Plotting code records
□ □ □ □ □

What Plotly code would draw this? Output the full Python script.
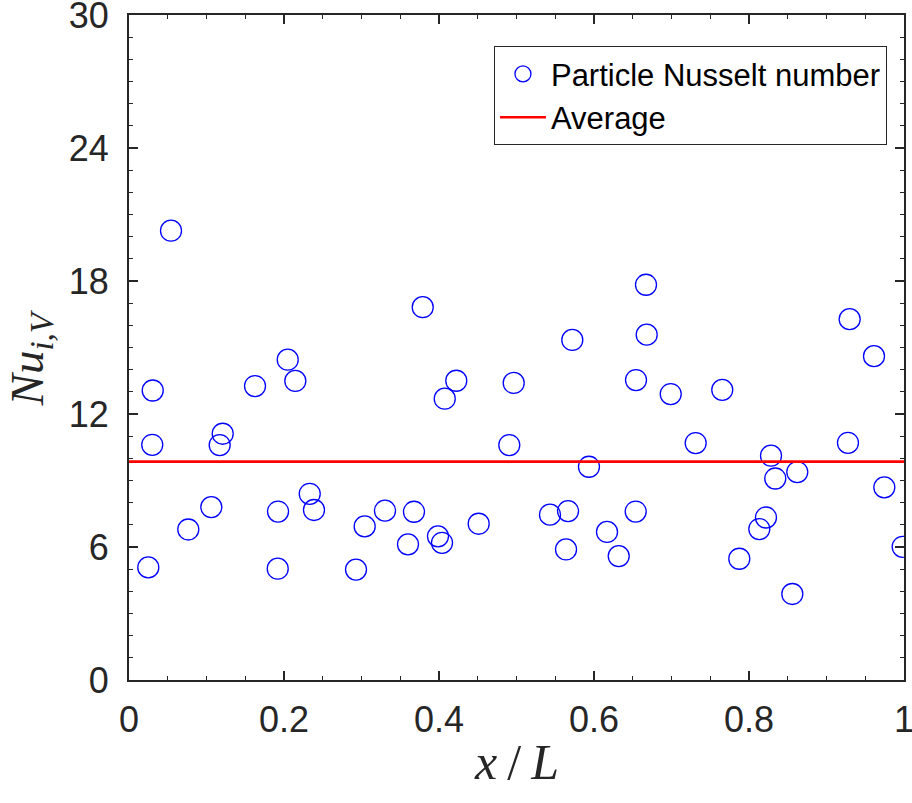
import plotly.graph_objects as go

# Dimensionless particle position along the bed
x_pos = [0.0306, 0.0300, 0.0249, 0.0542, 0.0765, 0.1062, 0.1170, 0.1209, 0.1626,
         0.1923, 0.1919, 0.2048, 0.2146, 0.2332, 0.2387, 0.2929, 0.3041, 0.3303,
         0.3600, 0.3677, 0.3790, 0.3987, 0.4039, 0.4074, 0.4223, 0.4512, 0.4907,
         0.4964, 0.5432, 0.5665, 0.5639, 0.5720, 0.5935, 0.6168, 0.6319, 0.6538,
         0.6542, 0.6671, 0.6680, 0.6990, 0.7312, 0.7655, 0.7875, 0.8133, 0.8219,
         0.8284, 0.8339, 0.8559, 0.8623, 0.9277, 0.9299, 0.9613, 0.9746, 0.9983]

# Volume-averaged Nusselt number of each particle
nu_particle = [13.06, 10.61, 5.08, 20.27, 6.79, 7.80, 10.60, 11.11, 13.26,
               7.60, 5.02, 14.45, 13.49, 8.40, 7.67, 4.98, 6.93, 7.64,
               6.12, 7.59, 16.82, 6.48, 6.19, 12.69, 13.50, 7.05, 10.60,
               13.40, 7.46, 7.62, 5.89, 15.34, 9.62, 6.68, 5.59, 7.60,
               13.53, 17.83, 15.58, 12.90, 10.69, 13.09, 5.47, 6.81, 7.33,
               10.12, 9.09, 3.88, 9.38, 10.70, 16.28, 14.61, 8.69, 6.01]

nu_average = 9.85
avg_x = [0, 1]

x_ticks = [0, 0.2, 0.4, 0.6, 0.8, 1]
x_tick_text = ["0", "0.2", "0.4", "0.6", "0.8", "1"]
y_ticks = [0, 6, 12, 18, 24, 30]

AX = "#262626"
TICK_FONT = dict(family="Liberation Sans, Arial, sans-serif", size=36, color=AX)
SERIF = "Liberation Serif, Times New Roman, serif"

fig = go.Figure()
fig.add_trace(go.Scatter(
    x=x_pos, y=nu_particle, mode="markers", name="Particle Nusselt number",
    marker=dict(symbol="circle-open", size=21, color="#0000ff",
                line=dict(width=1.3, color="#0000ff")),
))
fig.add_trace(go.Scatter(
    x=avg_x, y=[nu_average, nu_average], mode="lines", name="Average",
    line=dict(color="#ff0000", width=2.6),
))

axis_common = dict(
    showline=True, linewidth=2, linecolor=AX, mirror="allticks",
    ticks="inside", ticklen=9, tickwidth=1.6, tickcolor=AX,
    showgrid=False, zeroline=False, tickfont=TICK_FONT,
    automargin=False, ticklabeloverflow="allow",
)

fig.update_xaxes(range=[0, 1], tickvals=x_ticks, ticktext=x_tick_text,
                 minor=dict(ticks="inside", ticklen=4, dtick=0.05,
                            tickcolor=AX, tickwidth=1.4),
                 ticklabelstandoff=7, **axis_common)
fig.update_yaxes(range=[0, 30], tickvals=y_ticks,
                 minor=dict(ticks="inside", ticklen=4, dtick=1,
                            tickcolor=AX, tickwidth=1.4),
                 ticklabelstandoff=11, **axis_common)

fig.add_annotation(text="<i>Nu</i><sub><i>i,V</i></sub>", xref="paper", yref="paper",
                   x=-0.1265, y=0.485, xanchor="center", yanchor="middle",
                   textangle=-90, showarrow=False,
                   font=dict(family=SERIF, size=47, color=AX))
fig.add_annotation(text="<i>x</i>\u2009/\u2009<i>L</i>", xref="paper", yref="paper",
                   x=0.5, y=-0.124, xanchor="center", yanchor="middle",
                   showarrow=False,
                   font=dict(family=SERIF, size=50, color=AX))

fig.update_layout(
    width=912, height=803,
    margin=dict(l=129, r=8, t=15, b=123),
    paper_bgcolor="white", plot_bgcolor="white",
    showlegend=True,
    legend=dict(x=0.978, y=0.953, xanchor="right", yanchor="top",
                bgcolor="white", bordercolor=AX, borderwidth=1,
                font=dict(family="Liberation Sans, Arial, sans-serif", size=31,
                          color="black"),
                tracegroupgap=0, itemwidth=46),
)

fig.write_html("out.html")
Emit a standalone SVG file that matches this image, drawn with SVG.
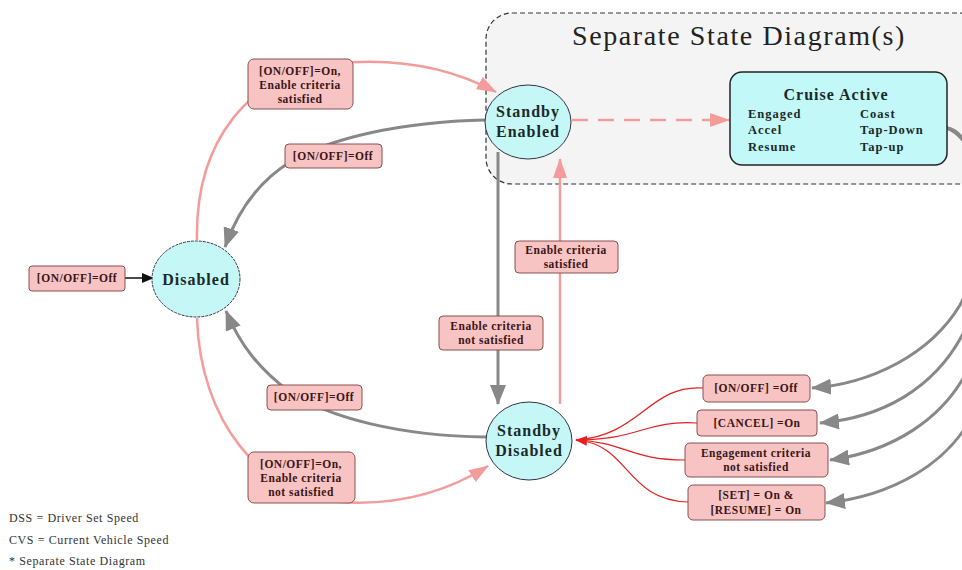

□ □ □ □ □

WHAT THE TASK ASKS: Copy out all the data exactly; skip the pictures.

ANSWER:
What Plotly code would draw this? Output the full Python script.
import plotly.graph_objects as go

# Dimensionless particle position along the bed
x_pos = [0.0306, 0.0300, 0.0249, 0.0542, 0.0765, 0.1062, 0.1170, 0.1209, 0.1626,
         0.1923, 0.1919, 0.2048, 0.2146, 0.2332, 0.2387, 0.2929, 0.3041, 0.3303,
         0.3600, 0.3677, 0.3790, 0.3987, 0.4039, 0.4074, 0.4223, 0.4512, 0.4907,
         0.4964, 0.5432, 0.5665, 0.5639, 0.5720, 0.5935, 0.6168, 0.6319, 0.6538,
         0.6542, 0.6671, 0.6680, 0.6990, 0.7312, 0.7655, 0.7875, 0.8133, 0.8219,
         0.8284, 0.8339, 0.8559, 0.8623, 0.9277, 0.9299, 0.9613, 0.9746, 0.9983]

# Volume-averaged Nusselt number of each particle
nu_particle = [13.06, 10.61, 5.08, 20.27, 6.79, 7.80, 10.60, 11.11, 13.26,
               7.60, 5.02, 14.45, 13.49, 8.40, 7.67, 4.98, 6.93, 7.64,
               6.12, 7.59, 16.82, 6.48, 6.19, 12.69, 13.50, 7.05, 10.60,
               13.40, 7.46, 7.62, 5.89, 15.34, 9.62, 6.68, 5.59, 7.60,
               13.53, 17.83, 15.58, 12.90, 10.69, 13.09, 5.47, 6.81, 7.33,
               10.12, 9.09, 3.88, 9.38, 10.70, 16.28, 14.61, 8.69, 6.01]

nu_average = 9.85
avg_x = [0, 1]

x_ticks = [0, 0.2, 0.4, 0.6, 0.8, 1]
x_tick_text = ["0", "0.2", "0.4", "0.6", "0.8", "1"]
y_ticks = [0, 6, 12, 18, 24, 30]

AX = "#262626"
TICK_FONT = dict(family="Liberation Sans, Arial, sans-serif", size=36, color=AX)
SERIF = "Liberation Serif, Times New Roman, serif"

fig = go.Figure()
fig.add_trace(go.Scatter(
    x=x_pos, y=nu_particle, mode="markers", name="Particle Nusselt number",
    marker=dict(symbol="circle-open", size=21, color="#0000ff",
                line=dict(width=1.3, color="#0000ff")),
))
fig.add_trace(go.Scatter(
    x=avg_x, y=[nu_average, nu_average], mode="lines", name="Average",
    line=dict(color="#ff0000", width=2.6),
))

axis_common = dict(
    showline=True, linewidth=2, linecolor=AX, mirror="allticks",
    ticks="inside", ticklen=9, tickwidth=1.6, tickcolor=AX,
    showgrid=False, zeroline=False, tickfont=TICK_FONT,
    automargin=False, ticklabeloverflow="allow",
)

fig.update_xaxes(range=[0, 1], tickvals=x_ticks, ticktext=x_tick_text,
                 minor=dict(ticks="inside", ticklen=4, dtick=0.05,
                            tickcolor=AX, tickwidth=1.4),
                 ticklabelstandoff=7, **axis_common)
fig.update_yaxes(range=[0, 30], tickvals=y_ticks,
                 minor=dict(ticks="inside", ticklen=4, dtick=1,
                            tickcolor=AX, tickwidth=1.4),
                 ticklabelstandoff=11, **axis_common)

fig.add_annotation(text="<i>Nu</i><sub><i>i,V</i></sub>", xref="paper", yref="paper",
                   x=-0.1265, y=0.485, xanchor="center", yanchor="middle",
                   textangle=-90, showarrow=False,
                   font=dict(family=SERIF, size=47, color=AX))
fig.add_annotation(text="<i>x</i>\u2009/\u2009<i>L</i>", xref="paper", yref="paper",
                   x=0.5, y=-0.124, xanchor="center", yanchor="middle",
                   showarrow=False,
                   font=dict(family=SERIF, size=50, color=AX))

fig.update_layout(
    width=912, height=803,
    margin=dict(l=129, r=8, t=15, b=123),
    paper_bgcolor="white", plot_bgcolor="white",
    showlegend=True,
    legend=dict(x=0.978, y=0.953, xanchor="right", yanchor="top",
                bgcolor="white", bordercolor=AX, borderwidth=1,
                font=dict(family="Liberation Sans, Arial, sans-serif", size=31,
                          color="black"),
                tracegroupgap=0, itemwidth=46),
)

fig.write_html("out.html")
Emit a standalone SVG file that matches this image, drawn with SVG.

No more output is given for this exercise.